Stuart’s own journey to launch AxGen has been something of a marathon — with a few wrong turns along the way.
He set out in 2008 to find the “superhero gene” that made some athletes so physically big and strong. That was a failure, but opened the door to this venture.
“In 2008 I was studying aging and had lunch with a former NFL player and came up with the idea of doing sports genetics,” he says.
“We did a test of 100 NFL players to find out why they were big and strong. It was one of the dumbest things I’ve ever done. I was speaking to Andy Alleman who was the guard for the Kansas City Chiefs. He was the biggest, strongest guy on the field — 6ft 5in and as strong as a mountain. But his DNA was for somebody short with no power. But then we started talking about some of his risk for injuries and he became completely engaged.
“And I talked to another guy about his risk for knee injury and he said that would have been key for him deciding when to retire. He was 35 and in pain and decided on retirement, but through this test if he knew he was unlikely to get osteoarthritis in his 50s, he would have played for another year and got his biggest paycheck. So these tests that cost $150 could mean the difference between millions of dollars.”

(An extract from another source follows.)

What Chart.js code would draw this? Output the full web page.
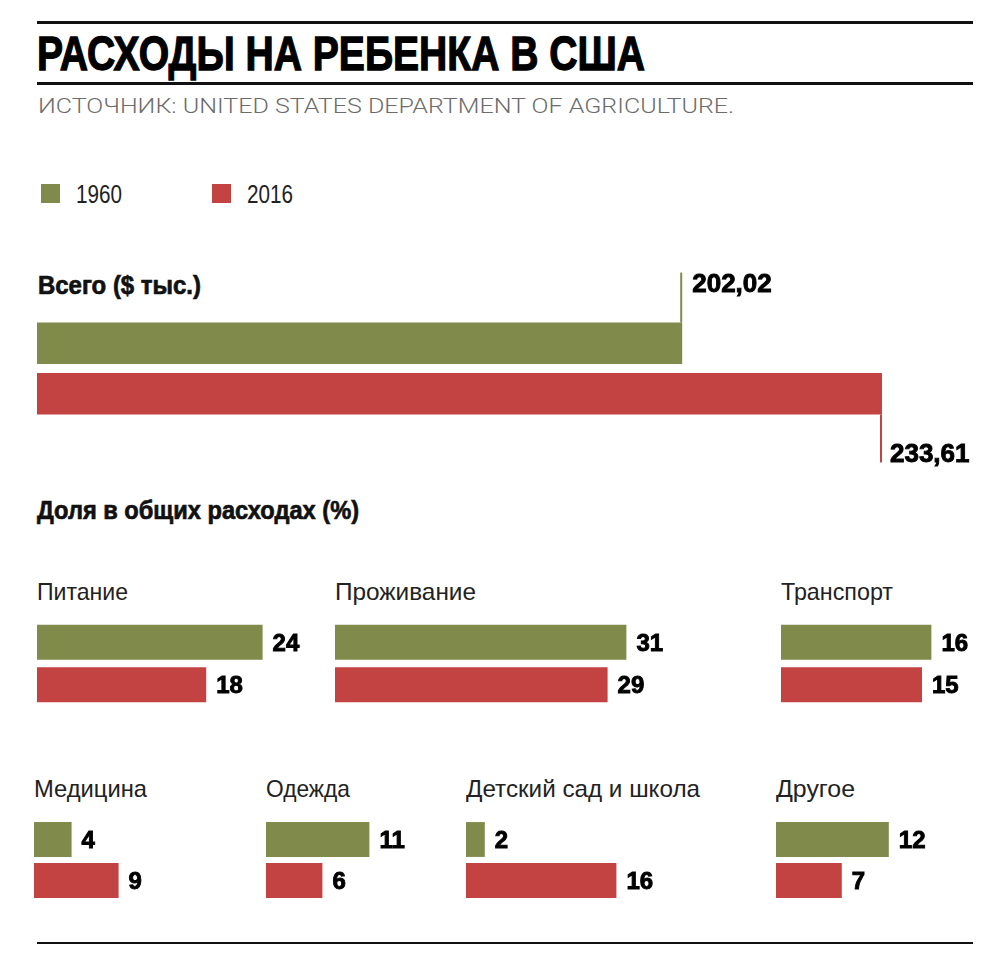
<!DOCTYPE html>
<html>
<head>
<meta charset="utf-8">
<script src="https://cdn.jsdelivr.net/npm/chart.js@4.4.1/dist/chart.umd.min.js"></script>
<style>
  html, body { margin: 0; padding: 0; background: #fff; }
  #page { position: relative; width: 1000px; height: 969px; overflow: hidden;
          font-family: "Liberation Sans Narrow", "Liberation Sans", Arial, sans-serif; color: #111; }
  .rule { position: absolute; left: 37px; width: 936px; background: #111; }
  .txt { position: absolute; white-space: nowrap; line-height: 1; transform-origin: 0 0; }
  .bold { font-weight: bold; -webkit-text-stroke: 0.7px #111; }
  .heavy { font-weight: bold; -webkit-text-stroke: 1.3px #000; color: #000; }
  .swatch { position: absolute; width: 19px; height: 19px; }
  canvas { position: absolute; }
</style>
</head>
<body>
<div id="page">
  <div class="rule" style="top:21px;height:3px"></div>
  <div class="txt heavy" data-w="608" style="left:37px;top:29px;font-size:49px">РАСХОДЫ НА РЕБЕНКА В США</div>
  <div class="rule" style="top:82px;height:2.5px"></div>
  <div class="txt" data-w="696" style="left:38px;top:96px;font-size:21px;color:#6b6b6b;font-family:Roboto,'Liberation Sans',sans-serif;font-weight:300">ИСТОЧНИК: UNITED STATES DEPARTMENT OF AGRICULTURE.</div>

  <div id="legend"></div>

  <div class="txt bold" data-w="163" style="left:38px;top:272px;font-size:26px">Всего ($ тыс.)</div>
  <canvas id="total" width="1000" height="220" style="left:0;top:260px"></canvas>

  <div class="txt bold" data-w="322" style="left:37px;top:497px;font-size:26px">Доля в общих расходах (%)</div>

  <div id="small"></div>

  <div class="rule" style="top:942px;height:2px"></div>
</div>

<script>
// data
const years = ['1960', '2016'];
const totals = [202.02, 233.61];
const categories = ['Питание', 'Проживание', 'Транспорт', 'Медицина', 'Одежда', 'Детский сад и школа', 'Другое'];
const share1960 = [24, 31, 16, 4, 11, 2, 12];
const share2016 = [18, 29, 15, 9, 6, 16, 7];

const colors = ['#7f8a4b', '#c24341'];

// where each small chart sits: left edge, row, label width
const smallPos = [
  { x: 37, row: 0, w: 91 },
  { x: 335, row: 0, w: 141 },
  { x: 781, row: 0, w: 112 },
  { x: 34, row: 1, w: 113 },
  { x: 266, row: 1, w: 84 },
  { x: 466, row: 1, w: 234 },
  { x: 776, row: 1, w: 79 }
];
const rows = [
  { labelTop: 580, top: 621, height: 85, barPct: 0.82 },
  { labelTop: 777, top: 819, height: 82, barPct: 0.85 }
];

const page = document.getElementById('page');

// legend
const legendX = [41, 212];
years.forEach((y, i) => {
  const sw = document.createElement('div');
  sw.className = 'swatch';
  sw.style.left = legendX[i] + 'px';
  sw.style.top = '184px';
  sw.style.background = colors[i];
  page.appendChild(sw);
  const t = document.createElement('div');
  t.className = 'txt';
  t.dataset.w = 46;
  t.style.left = (legendX[i] + 35) + 'px';
  t.style.top = '181px';
  t.style.fontSize = '26px';
  t.style.color = '#222';
  t.textContent = y;
  page.appendChild(t);
});

// value labels (and leader lines for the totals)
const valueLabels = {
  id: 'valueLabels',
  afterDatasetsDraw(chart, args, opts) {
    const ctx = chart.ctx;
    chart.data.datasets.forEach((ds, i) => {
      chart.getDatasetMeta(i).data.forEach((bar, j) => {
        const text = opts.format(ds.data[j]);
        const half = bar.height / 2;
        let tx, ty;
        ctx.save();
        if (opts.leaders) {
          ctx.strokeStyle = ds.backgroundColor;
          ctx.lineWidth = 2;
          ctx.beginPath();
          if (i === 0) {
            const top = bar.y - half;
            ctx.moveTo(bar.x - 1, top);
            ctx.lineTo(bar.x - 1, top - 50);
            tx = bar.x + 10; ty = top - 31;
          } else {
            const bottom = bar.y + half;
            ctx.moveTo(bar.x - 1, bottom);
            ctx.lineTo(bar.x - 1, bottom + 48);
            tx = bar.x + 8; ty = bottom + 48;
          }
          ctx.stroke();
        } else {
          tx = bar.x + 10; ty = bar.y + opts.size * 0.36;
        }
        ctx.fillStyle = '#000';
        ctx.strokeStyle = '#000';
        ctx.lineWidth = 0.9;
        ctx.font = 'bold ' + opts.size + 'px "Liberation Sans", Arial, sans-serif';
        ctx.textBaseline = 'alphabetic';
        ctx.fillText(text, tx, ty);
        ctx.strokeText(text, tx, ty);
        ctx.restore();
      });
    });
  }
};

function baseOptions(xMin, xMax, padding, barPct, labelOpts) {
  return {
    indexAxis: 'y',
    responsive: false,
    animation: false,
    layout: { padding: padding },
    datasets: { bar: { categoryPercentage: 1, barPercentage: barPct } },
    scales: {
      x: { display: false, min: xMin, max: xMax },
      y: { display: false }
    },
    plugins: {
      legend: { display: false },
      tooltip: { enabled: false },
      valueLabels: labelOpts
    }
  };
}

// totals chart
new Chart(document.getElementById('total'), {
  type: 'bar',
  data: {
    labels: ['Всего'],
    datasets: years.map((y, i) => ({ label: y, data: [totals[i]], backgroundColor: colors[i], borderWidth: 0 }))
  },
  options: baseOptions(100, 248, { left: 37, right: 27, top: 58, bottom: 61 }, 0.82,
    { leaders: true, size: 26, format: v => v.toFixed(2).replace('.', ',') }),
  plugins: [valueLabels]
});

// small share charts
categories.forEach((cat, k) => {
  const pos = smallPos[k];
  const row = rows[pos.row];

  const t = document.createElement('div');
  t.className = 'txt';
  t.dataset.w = pos.w;
  t.style.left = pos.x + 'px';
  t.style.top = row.labelTop + 'px';
  t.style.fontSize = '24px';
  t.style.color = '#222';
  t.textContent = cat;
  page.appendChild(t);

  const c = document.createElement('canvas');
  c.width = 420;
  c.height = row.height;
  c.style.left = pos.x + 'px';
  c.style.top = row.top + 'px';
  page.appendChild(c);

  new Chart(c, {
    type: 'bar',
    data: {
      labels: [cat],
      datasets: [
        { label: years[0], data: [share1960[k]], backgroundColor: colors[0], borderWidth: 0 },
        { label: years[1], data: [share2016[k]], backgroundColor: colors[1], borderWidth: 0 }
      ]
    },
    options: baseOptions(0, 40, { left: 0, right: 44, top: 0, bottom: 0 }, row.barPct,
      { leaders: false, size: 24, format: v => String(v) }),
    plugins: [valueLabels]
  });
});

// squeeze text to the widths in the picture
function fit() {
  document.querySelectorAll('.txt[data-w]').forEach(el => {
    el.style.transform = 'none';
    const w = el.getBoundingClientRect().width;
    if (w > 0) el.style.transform = 'scaleX(' + (el.dataset.w / w) + ')';
  });
}
fit();
if (document.fonts) document.fonts.ready.then(fit);
</script>
</body>
</html>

Stuart admits quitting his secure job as a Professor of Developmental Biology at Stanford to leap into the unknown was “not that sane.” But his reasons for doing so are inspiring, whatever our own personal goals.
He says: “I was a full professor at Stanford with tenure and all the security in the world.
“But I envision myself to have the spirit of an explorer. That’s what a research professor is supposed to do. To go where no scientist has gone before and do something brand new. There’s nobody doing this kind of research into the genetics of sports injuries. And it’s super easy to apply, direct to application.
“So I thought: ‘Do I start a company to try to apply this and make it widespread and useful for athletes or do I stay with my academic job?’ It doesn’t make too much sense and it’s not that sane but because I wanted to be an explorer I saw an opportunity and felt I had to do it.
“When the old time guys were sailing in their ships towards the new world, they didn’t know it was the new world. And when I think it’s going to be a new world, I don’t know that I’m not going to go sailing off the edge of a cliff.
“But there are some people that would just rather try than stay safe.”